Mind Games: Jinne mense, stop bitching and give us some colour in rugby
Dan Retief
22 September 2014 13:45
Just before the rugby World Cup in South Africa from May to June 1995, I was shown a press release by then SA Rugby Union CEO Edward Griffiths just before it was given to the media.
It announced that all national Under-17, Under-19, Under-21 and Under-23 teams would have to include a quota of players from disadvantaged and underprivileged backgrounds – black players.
This was Griffiths’ brainchild. He said transformation was progressing too slowly. Unions had to be forced to include more black players in their teams.
The move was seen as necessary to help then President Nelson Mandela pacify those in the ANC who were looking with horror at this celebration of a sport they saw as the preserve of the white right.
It was received with opprobrium for Griffiths and an outcry in many unions.
That was 19 years ago. Today we sit with the same problem.
A “strategic transformation plan” has recently been leaked, saying black players should make up 50% of national and provincial sides by 2019.
Saru says the percentages are targets, not quotas. Many commentators feel its goal is for seven of the 23 players (30%) in match-day squads at next year’s World Cup to be black.
As in 1995, the reaction is mixed. Some people laud the step. Others, along with some in sectors of the Afrikaans press, roundly condemn it.
AfriForum says it will lodge a complaint with the International Rugby Board about a racial quota *system – though an unspoken, race-based selection policy has been in place for years now.
Many rugby scribes jump to Heyneke Meyer’s *defence over suggestions that he is out of step with the imperatives of transformation.

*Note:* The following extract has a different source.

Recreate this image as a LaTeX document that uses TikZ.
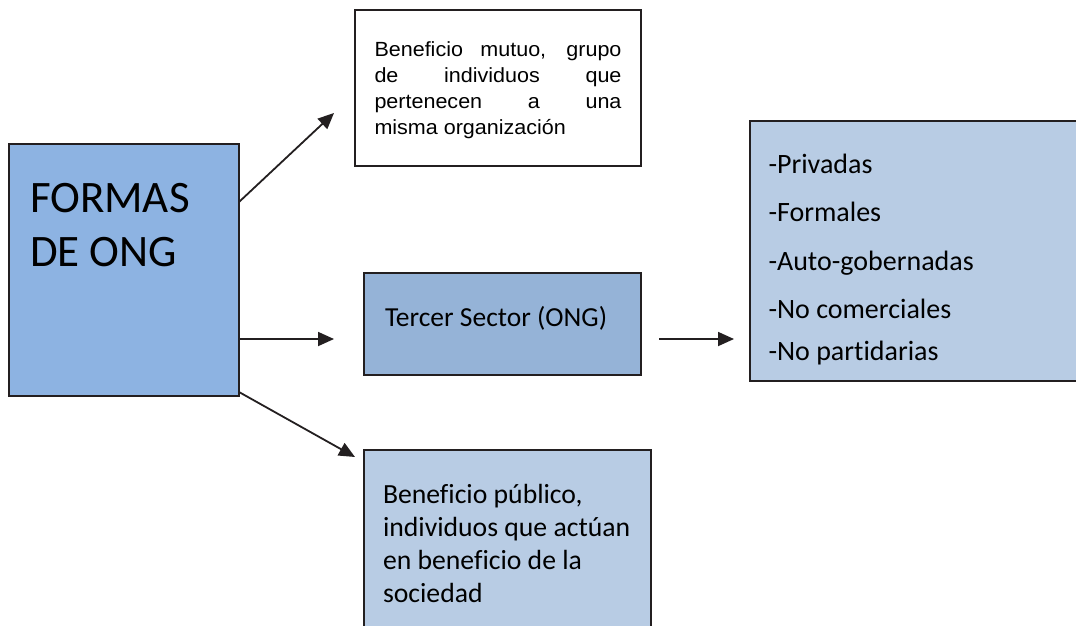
\documentclass[tikz,border=0pt]{standalone}
\usepackage{fontspec}
\setmainfont{Carlito}[Ligatures=NoCommon]
\newfontfamily\arialwide[FakeStretch=1.05]{Liberation Sans}
\usetikzlibrary{arrows.meta,calc}
\definecolor{mainblue}{HTML}{8DB3E2}
\definecolor{midblue}{HTML}{95B3D7}
\definecolor{paleblue}{HTML}{B8CCE4}
\definecolor{edge}{HTML}{231F20}

\begin{document}
\begin{tikzpicture}[x=1pt,y=-1pt,
	panel/.style n args={4}{draw=edge,line width=1.5pt,anchor=north west,outer sep=0pt,inner ysep=0pt,inner xsep=#3,
		execute at begin node={\begin{minipage}[t][#2][t]{#1}\rule{0pt}{#4}},
		execute at end node={\end{minipage}}},
	link/.style={draw=edge,line width=1.8pt,-{Triangle[length=16pt,width=14pt]}}]
\useasboundingbox (0,0) rectangle (1076,625);

\node[panel={188pt}{252pt}{21pt}{68pt},fill=mainblue,font=\fontsize{45}{54}\selectfont] (formas) at (9,144) {\raggedright FORMAS\\DE ONG};
\node[panel={247pt}{156pt}{19.5pt}{46pt},fill=white,font=\arialwide\fontsize{20.5}{26}\selectfont] (mutuo) at (355,10)
	{Beneficio mutuo, grupo\linebreak de individuos que\linebreak pertenecen a una\linebreak misma organización};
\node[panel={235pt}{102pt}{21pt}{53pt},fill=midblue,font=\fontsize{27.5}{33}\selectfont] (tercer) at (364,273) {Tercer Sector (ONG)};
\node[panel={303pt}{260pt}{18.5pt}{52pt},fill=paleblue,font=\fontsize{28}{48.5}\selectfont] (lista) at (750,121)
	{\raggedright -Privadas\\-Formales\\-Auto-gobernadas\\-No comerciales\\[-6.5pt]-No partidarias};
\node[panel={249pt}{200pt}{19pt}{53pt},fill=paleblue,font=\fontsize{27.7}{33}\selectfont] (publico) at (364,450)
	{\raggedright Beneficio público,\\individuos que actúan\\en beneficio de la\\sociedad};

% free arrow ends
\coordinate (t1) at (334,113);
\coordinate (t2) at (334,339);
\coordinate (t3) at (355,457);
\coordinate (s4) at (659,339);
\coordinate (t4) at (734,339);

\foreach \dy/\t in {58/t1,195/t2,248/t3}
	\draw[link] ($(formas.north east)+(0,\dy)$) -- (\t);
\draw[link] (s4) -- (t4);
\end{tikzpicture}
\end{document}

Their gist is that his job as national coach is to turn out winning Springbok sides. The blame, they say, should be *apportioned lower down the chain.

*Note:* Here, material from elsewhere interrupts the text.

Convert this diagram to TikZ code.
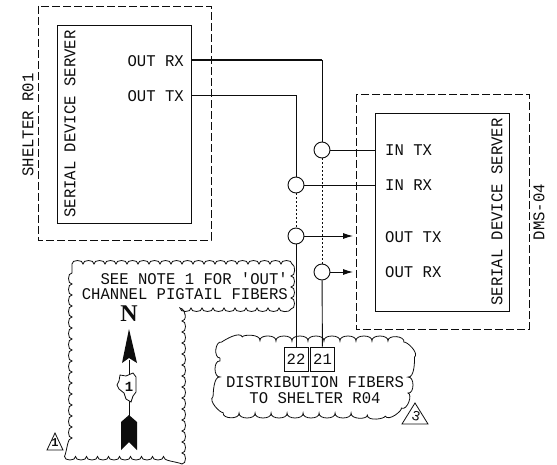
\documentclass[tikz,border=0pt]{standalone}
\usepackage{fontspec}
\setmainfont{Liberation Sans}
\newfontfamily\cadfont{Liberation Mono}
\newfontfamily\northfont{Liberation Serif}
\usetikzlibrary{decorations,arrows.meta}
\definecolor{ink}{gray}{0.05}
\pgfdeclaredecoration{scallop}{s}{
  \state{s}[width=\pgfdecorationsegmentlength]{
    \pgfpathcurveto
      {\pgfpoint{-0.05*\pgfdecorationsegmentlength}{1.33*\pgfdecorationsegmentamplitude}}
      {\pgfpoint{1.05*\pgfdecorationsegmentlength}{1.33*\pgfdecorationsegmentamplitude}}
      {\pgfpoint{\pgfdecorationsegmentlength}{0pt}}
  }
  \state{final}{\pgfpathlineto{\pgfpointdecoratedpathlast}}
}
\tikzset{
  x=1pt,y=-1pt,
  every path/.style={color=ink},
  lbl/.style={inner sep=0pt,font=\cadfont\fontsize{15.6}{16}\selectfont,yscale=1.05,text=ink},
  dashbox/.style={draw,line width=0.9pt,dash pattern=on 8pt off 3pt},
  srvbox/.style={draw,line width=0.9pt,fill=white},
  joint/.style={draw,circle,line width=0.9pt,minimum size=16pt,inner sep=0pt,fill=white},
  fiber/.style={line width=0.9pt},
  fiberheavy/.style={line width=1.3pt},
  dots/.style={line width=0.8pt,dash pattern=on 1.5pt off 2.5pt},
  arr/.style={line width=0.9pt,-{Latex[length=10pt,width=6pt]}},
  cloudsmall/.style={draw,line width=0.8pt,decorate,decoration={scallop,segment length=11pt,amplitude=3.5pt}},
  cloudbig/.style={draw,line width=0.8pt,decorate,decoration={scallop,segment length=16pt,amplitude=5pt}},
  numbox/.style={draw,line width=0.9pt,minimum width=24pt,minimum height=24pt,inner sep=0pt,fill=white,font=\cadfont\fontsize{15.6}{16}\selectfont}
}
\begin{document}
\begin{tikzpicture}
\useasboundingbox (0,0) rectangle (557,465);
% dashed enclosures
\draw[dashbox] (38,6) rectangle (211,240);
\draw[dashbox] (356,94) rectangle (529,329);
% clouds
\draw[cloudsmall] (72,264) -- (291,264) -- (291,308) -- (182,308) -- (182,456.5) -- (72,456.5) -- cycle;
\draw[cloudbig] (220,358) .. controls (221,348) and (232,341) .. (245,341) -- (385,341) .. controls (400,341) and (408,348) .. (408,360) -- (408,382) .. controls (408,396) and (400,413) .. (375,413) -- (240,413) .. controls (226,413) and (220,406) .. (220,396) -- cycle;
% servers
\node[srvbox,minimum width=134pt,minimum height=198pt,inner sep=0pt] (srvA) at (124,124) {};
\node[srvbox,minimum width=134pt,minimum height=198pt,inner sep=0pt] (srvB) at (442,212) {};
% joints and ports
\node[joint] (j1) at (322,150) {};
\node[joint] (j2) at (296,185) {};
\node[joint] (j3) at (296,236) {};
\node[joint] (j4) at (322,272) {};
\node[numbox] (n22) at (296,359) {22};
\node[numbox] (n21) at (322.5,359) {21};
\coordinate (pRX) at (191,60);
\coordinate (pTX) at (191,95);
\coordinate (bendRX) at (322,60);
\coordinate (bendTX) at (296,95);
\coordinate (tipA) at (353,236);
\coordinate (tipB) at (353,272);
% connectors
\draw[fiberheavy] (pRX) -- (bendRX);
\draw[fiber] (bendRX) -- (j1);
\draw[fiber] (pTX) -- (bendTX) -- (j2);
\draw[fiber] (j1) -- (j1 -| srvB.west);
\draw[fiber] (j2) -- (j2 -| srvB.west);
\draw[dots] (j1) -- (j4);
\draw[dots] (j2) -- (j3);
\draw[arr] (j3) -- (tipA);
\draw[arr] (j4) -- (tipB);
\draw[fiber] (j3) -- (n22);
\draw[fiber] (j4) -- (n21);
% labels
\node[rotate=90,lbl] (tShelter) at (28,125) {SHELTER R01};
\node[rotate=90,lbl] (tSrvA) at (70,124) {SERIAL DEVICE SERVER};
\node[lbl,anchor=east] (tOutRX) at (184,61) {OUT RX};
\node[lbl,anchor=east] (tOutTX) at (184,96) {OUT TX};
\node[lbl,anchor=west] (tInTX) at (385,150) {IN TX};
\node[lbl,anchor=west] (tInRX) at (385,185) {IN RX};
\node[lbl,anchor=west] (tOutTXb) at (385,237) {OUT TX};
\node[lbl,anchor=west] (tOutRXb) at (385,272) {OUT RX};
\node[rotate=90,lbl] (tSrvB) at (497,212) {SERIAL DEVICE SERVER};
\node[rotate=90,lbl] (tDMS) at (539,212) {DMS-04};
\node[lbl,anchor=east] (tNoteA) at (288,279) {SEE NOTE 1 FOR 'OUT'};
\node[lbl,anchor=east] (tNoteB) at (288,294.5) {CHANNEL PIGTAIL FIBERS};
\node[lbl] (tDistA) at (315,382) {DISTRIBUTION FIBERS};
\node[lbl] (tDistB) at (315,398) {TO SHELTER R04};
% north arrow
\node[inner sep=0pt,font=\northfont\bfseries\fontsize{24}{24}\selectfont,text=ink] (north) at (129,314) {N};
\draw[line width=0.9pt] (129,360) -- (129,416);
\fill (129,329) -- (137,363) -- (129,358) -- (122,363) -- cycle;
\draw[line width=0.8pt,fill=white] (120,375) -- (126,376) -- (133,373) -- (136,377) -- (136,392) -- (133,396) -- (131,402) -- (126,399) -- (124,393) -- (119,389) -- (117,385) -- (119,381) -- cycle;
\node[inner sep=0pt,font=\cadfont\bfseries\fontsize{14}{14}\selectfont,text=ink] (ilNum) at (129,387) {1};
\fill (129,415) -- (137,422) -- (137,450) -- (129,442) -- (121,450) -- (121,422) -- cycle;
% revision triangles
\draw[line width=0.8pt] (55,433) -- (63,450) -- (47,450) -- cycle;
\node[inner sep=0pt,font=\cadfont\bfseries\fontsize{12}{12}\selectfont,text=ink] (triA) at (55,443) {1};
\draw[line width=0.8pt] (415,403) -- (428,424) -- (402,424) -- cycle;
\node[inner sep=0pt,rotate=-15,font=\cadfont\fontsize{14}{14}\selectfont,text=ink] (triB) at (416,416) {3};
\end{tikzpicture}
\end{document}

All I can do is quote Evita Bezuidenhout: “Jinne mense!”
It’s been 19 years and what do we have? Another policy document. We’ve had them before. We’ve had “development” indabas, replaced by “transformation” indabas.
We’ve had a succession of sports *ministers – Makhenkesi Stofile, Ngconde Balfour and Fikile Mbalula – beating their drums.
We’ve had 2009’s sports portfolio chairman, Butana Komphela, excoriating the game.
We’ve had a succession of Saru administrators like Silas Nkanunu, Mluleki George, Mike Stofile, and today’s president and deputy, Oregan Hoskins and Mark Alexander, who qualify on the awful “quota” ticket. Still we play the blame game.
The simple fact is that everyone in rugby is responsible. No one will grasp the nettle.
Everyone hoped the transformation problem would go away with platitudes, with some good, some insincere intentions.
It hasn’t.
For years I’ve been calling Saru to establish academies run by crusaders (old-school teachers) and top coaches (to coach the coaches) in the Eastern Cape.
Nineteen years is too long.
Saru’s fudged and stalled transformation. It faces the reality that South Africa’s demographic profile is changing so fast, it will soon have no supporters.
White support of rugby is decidedly elderly. Black support has been alienated.
It is time, Mr Hoskins, Mr Alexander, to waive the trips, give up the ceremonies, roll up your sleeves and actually do something.